Over the years and centuries, however, it was discovered that people chose to largely ignore the promise of dividends. You are banking on the company being either purchased, or being able to fob ownership off onto a second person when the company is valued highly. The modern day rate of dividends is actually only about 2.8%, rather than the 10% I proposed in my example. Bill likes this because it means that he doesn’t have to really give any money to the people who own stocks, just other people or other companies who wish to take the company over.

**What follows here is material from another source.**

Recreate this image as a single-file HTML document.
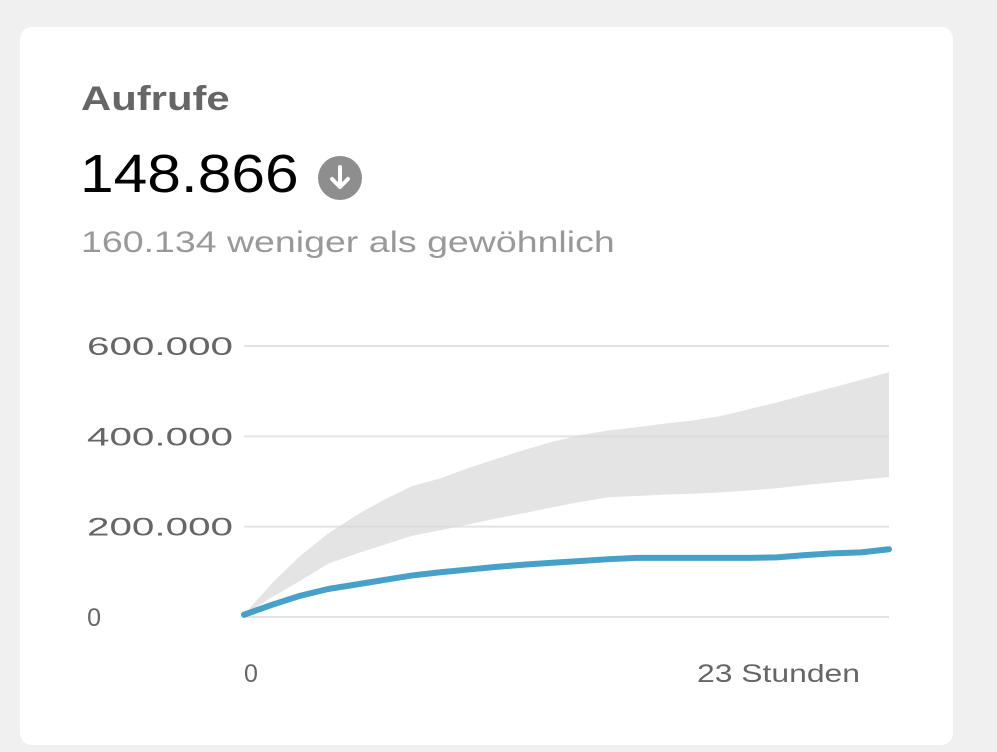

In the end, a stock’s value is based on the value of the company it is connected to–which we will call Widget MFG–in a fairly roundabout way. The owners guess how much they think another company would pay to purchase a controlling interest of Widget MFG. This company bases that on how much profit they can gain by adding Widget MFG to their roster. As a Widget MFG grows, though, the odds of it being purchased decline. Logically, this would mean that the value of the stock would decline–but of course, if it did, a company could purchase controlling interest, so it ends up stabilizing around some particular value that makes it hard to purchase a company of that size, but not impossible, given the profitability of the company.

For nearly all cases, this is a fairly effective way for an actual, sane market value to be reached. And of course the overall value of the market can be expected to continue growing since loans–which stock are a version of–go into creating new markets or increasing efficiency (e.g. production/cost). Everyone wins.